With the production and price of oil at a record low and the world economy in crisis, Mexico is growing at less than the projected rate, resulting in a rise in poverty, unemployment and criminal activity and an increase in the informal economy. This, along with growing corruption among authorities, is generating violence and socioeconomic inequality, putting the Peña government in a complicated situation. To top it off, it recently came out that Peña’s university thesis contained 30 percent plagiarized material. 

To make matters worse, Peña invited Donald Trump to visit the capital, where he treated him like a dignitary and allowed him to set the date and agenda and direct the following press briefing. No one understood this folly. Apparently, he did it to ingratiate himself with an anti-Mexican, possibly President Trump; perhaps it was a masterstroke to recover his lost credibility and popularity. But Peña was so timid and respectful that his image wound up sinking further, while Trump’s was strengthened. The ridicule was enormous. Unanimous and ruthless criticism rained down on Peña, both in Mexico and abroad, and no one defended him. Some even asked him to resign for ineptitude and treason.

Peña’s response was to fire the treasury secretary, confirming the suspicion that it had been his “brilliant idea” to invite Trump. Now he repeats that he is the victim of bad press and popular negativity and that no one recognizes his “enormous achievements.” 

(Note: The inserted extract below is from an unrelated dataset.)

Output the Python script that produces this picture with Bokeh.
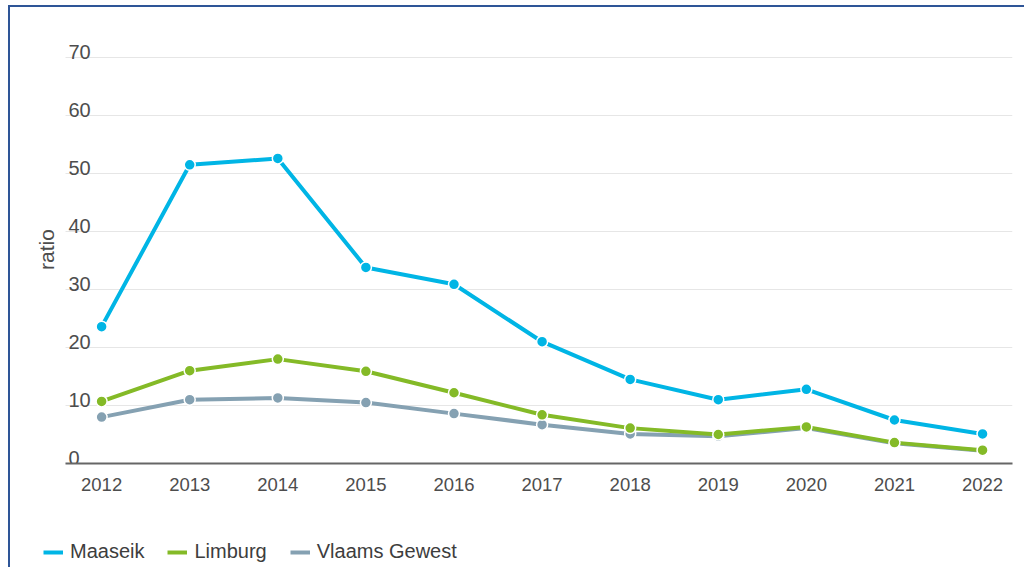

The remaining 27 months of his presidency will not be easy; no Mexican president has been so unpopular. And, in 2018, he will be trapped in the game of presidential succession: in the tradition of his Institutional Revolutionary Party, the president names the party’s candidate in his last year, when he has only his past accomplishments to stand on. Peña’s dismal record will weaken his candidate, who will face others who have already begun informal campaigns.  Since they distrust Peña and politicians in general, the Mexican people will vote for the lesser evil while the parties and candidates invent still more tricks to deceive and strive for power, which to them is just an enormous business.

 

Victor Reyes is a translator, teacher and native of Puebla, Mexico.